While in France, the Population estimates is calculated using:
- The Usual residence criteria (which excludes visitors and includes the temporarily absent).
Aligning these notions is a hard work and this is what makes Linked data difficult in practice and requires a tight cooperation within domain communities.
Semantics agreement will play a major role in the years to come with the rise of sensors and IoT: the Sentient Web. Sentient Web can be defined as “ecosystems of services with awareness of the world through sensors and reasoning based upon graph data and rules together with graph algorithms and machine learning” (David Raggett) and was first coined by Michael N. Huns. For the many sensors to interoperate efficiently, a clear semantics will be essential.

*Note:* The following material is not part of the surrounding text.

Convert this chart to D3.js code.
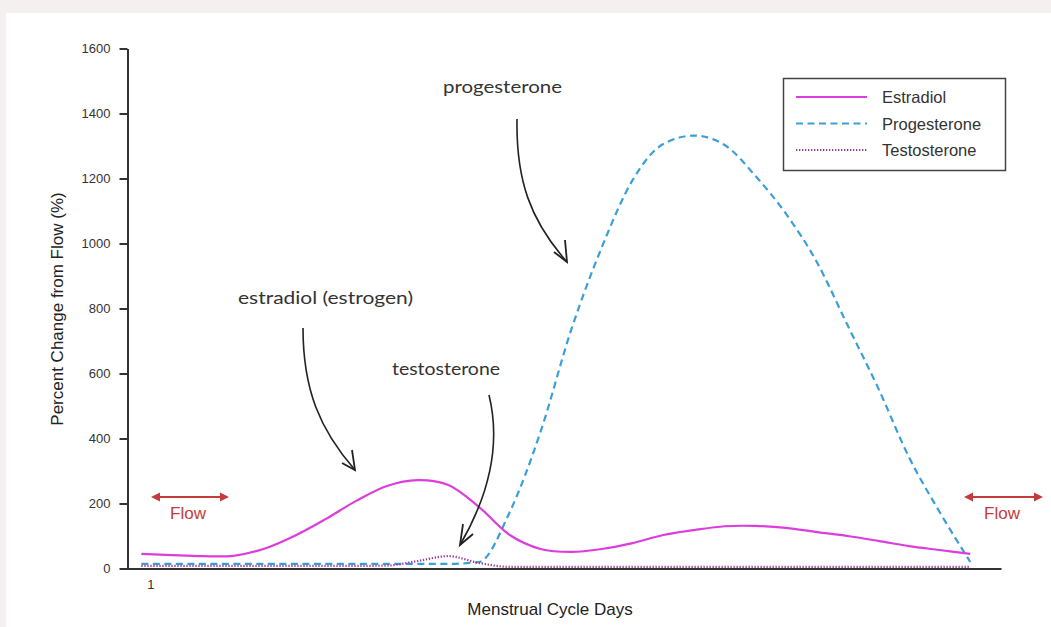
<!DOCTYPE html>
<html><head><meta charset="utf-8">
<script src="https://cdn.jsdelivr.net/npm/d3@7/dist/d3.min.js"></script>
<style>body{margin:0;background:#f5f0f0;} svg{display:block}</style>
</head><body><svg id="c" width="1051" height="627"></svg>
<script>
// ---- data ----
const days = d3.range(1, 29);
const estradiol =    [45,41,38,39,61,101,152,208,254,272,257,189,103,60,51,60,78,103,118,130,131,125,112,100,85,69,57,45];
const progesterone = [14,14,14,14,14,14,14,14,14,14,14,20,174,420,734,989,1195,1306,1332,1303,1208,1091,943,749,555,343,174,20];
const testosterone = [8,8,8,8,8,8,8,8,9,23,38,17,5,5,5,5,5,5,5,5,5,5,5,5,5,5,5,5];
const seriesNames = ["Estradiol", "Progesterone", "Testosterone"];
const yTicks = [0,200,400,600,800,1000,1200,1400,1600];
const xTicks = [1];
const annotations = ["progesterone", "estradiol (estrogen)", "testosterone"];

// ---- layout ----
const svg = d3.select("#c");
svg.append("rect").attr("x",6).attr("y",13).attr("width",1045).attr("height",614).attr("fill","#fff");

const x = d3.scaleLinear().domain([0.5, 29]).range([126, 1001]);
const y = d3.scaleLinear().domain([0, 1600]).range([568.5, 48.5]);

const styles = {
  Estradiol:    {color:"#dc3ddc", dash:null, width:2.2, curve:d3.curveCatmullRom.alpha(0.5)},
  Progesterone: {color:"#3a9fd6", dash:"7,4.5", width:2.2, curve:d3.curveMonotoneX},
  Testosterone: {color:"#9b3a92", dash:"1.3,1.7", width:2.2, curve:d3.curveMonotoneX}
};
const valuesOf = {Estradiol: estradiol, Progesterone: progesterone, Testosterone: testosterone};
const sans = "Liberation Sans, Arial, sans-serif";

// axes
const yAxis = svg.append("g").attr("transform","translate(127.5,0)")
  .call(d3.axisLeft(y).tickValues(yTicks).tickSize(8).tickPadding(9).tickSizeOuter(0).tickFormat(d3.format("d")));
yAxis.select(".domain").attr("stroke","#333").attr("stroke-width",2);
yAxis.selectAll(".tick line").attr("stroke","#333").attr("stroke-width",2);
yAxis.selectAll("text").attr("font-family",sans).attr("font-size",13).attr("fill","#333");

const xAxis = svg.append("g").attr("transform","translate(0,568.5)")
  .call(d3.axisBottom(x).tickValues(xTicks).tickSize(0).tickPadding(11).tickSizeOuter(0).tickFormat(d3.format("d")));
xAxis.select(".domain").attr("stroke","#333").attr("stroke-width",2);
xAxis.selectAll("text").attr("font-family",sans).attr("font-size",13).attr("fill","#333").attr("dx",9);

// axis titles
svg.append("text").attr("transform","translate(63,309) rotate(-90)").attr("text-anchor","middle")
  .attr("font-family",sans).attr("font-size",17).attr("fill","#222")
  .text("Percent Change from Flow (%)");
svg.append("text").attr("x",550).attr("y",615).attr("text-anchor","middle")
  .attr("font-family",sans).attr("font-size",17).attr("fill","#222")
  .text("Menstrual Cycle Days");

// lines
["Progesterone","Testosterone","Estradiol"].forEach(n=>{
  const s = styles[n];
  const line = d3.line().x((d,i)=>x(days[i])).y(d=>y(d)).curve(s.curve);
  svg.append("path").datum(valuesOf[n]).attr("d",line).attr("fill","none")
    .attr("stroke",s.color).attr("stroke-width",s.width).attr("stroke-dasharray",s.dash);
});

// legend
const lg = svg.append("g");
lg.append("rect").attr("x",783.5).attr("y",78.5).attr("width",222).attr("height",92)
  .attr("fill","#fff").attr("stroke","#444").attr("stroke-width",1.5);
seriesNames.forEach((n,i)=>{
  const yy = 97 + i*26.5, s = styles[n];
  lg.append("line").attr("x1",796).attr("x2",867).attr("y1",yy).attr("y2",yy)
    .attr("stroke",s.color).attr("stroke-width",s.width).attr("stroke-dasharray",s.dash);
  lg.append("text").attr("x",882).attr("y",yy+6).attr("font-family",sans)
    .attr("font-size",16.5).attr("fill","#333").text(n);
});

// annotations
const annFont = "Lato, 'Open Sans', sans-serif";
const annPos = [[443,93,119],[238,304,175],[392,375,108]];
annotations.forEach((t,i)=>{
  svg.append("text").attr("x",annPos[i][0]).attr("y",annPos[i][1]).attr("font-family",annFont)
    .attr("font-size",18).attr("fill","#333").attr("textLength",annPos[i][2]).attr("lengthAdjust","spacingAndGlyphs").text(t);
});
const arrows = [
  {d:"M517,119 C516,180 530,220 567,262", a1:[554,252], a2:[565,240], tip:[567,262]},
  {d:"M303,328 C303,390 320,430 355,470", a1:[342,463], a2:[352,450], tip:[355,470]},
  {d:"M489,395 C500,440 492,490 460,545", a1:[463,524], a2:[473,534], tip:[460,545]}
];
arrows.forEach(a=>{
  svg.append("path").attr("d",a.d).attr("fill","none").attr("stroke","#222").attr("stroke-width",1.6);
  svg.append("path").attr("d",`M${a.a1[0]},${a.a1[1]} L${a.tip[0]},${a.tip[1]} L${a.a2[0]},${a.a2[1]}`)
    .attr("fill","none").attr("stroke","#222").attr("stroke-width",1.8).attr("stroke-linejoin","miter");
});

// flow arrows
const red = "#c43b3b";
function dblArrow(x1,x2,yy){
  svg.append("line").attr("x1",x1+6).attr("x2",x2-6).attr("y1",yy).attr("y2",yy).attr("stroke",red).attr("stroke-width",2);
  svg.append("path").attr("d",`M${x1},${yy} L${x1+9},${yy-4.5} L${x1+9},${yy+4.5} Z`).attr("fill",red);
  svg.append("path").attr("d",`M${x2},${yy} L${x2-9},${yy-4.5} L${x2-9},${yy+4.5} Z`).attr("fill",red);
}
dblArrow(151,229,497);
dblArrow(964,1043,497);
[[188,519],[1002,519]].forEach(p=>{
  svg.append("text").attr("x",p[0]).attr("y",p[1]).attr("text-anchor","middle")
    .attr("font-family",sans).attr("font-size",17).attr("fill",red).text("Flow");
});
</script></body></html>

Another area of future interest is Knowledge Discovery. Nowadays it is hard to avoid the term “knowledge graph” when talking about Linked Data. These notions have in common the use of graph as a mean of knowledge representation. A knowledge graph (KG) is a set of triples with semantic relations and associated node and/or edge properties. Although it does not require the use of URIs, most of them are borrowing this mechanism from the semantic Web. Well-known example of KG are Google Knowledge Vault, Microsoft Academic KG or Facebook Graph Search. Large scale industrial KG has pushed the research towards new methods of pattern mining – graph mining – such as Link prediction or graph feature based prediction. Following the success of manual literature based discovery by Swanson in 1980, it is only natural that using knowledge graph mining, we can surface indirect links forming a new information. An example of this is the recent use of graph data to identify fraudulent organisations in the Panama Papers investigation.
Although the original vision of the Semantic Web has not been realised yet, many of its concepts are now used by main actors on the Web and lead the way to new methods facilitating data integration and data comprehension.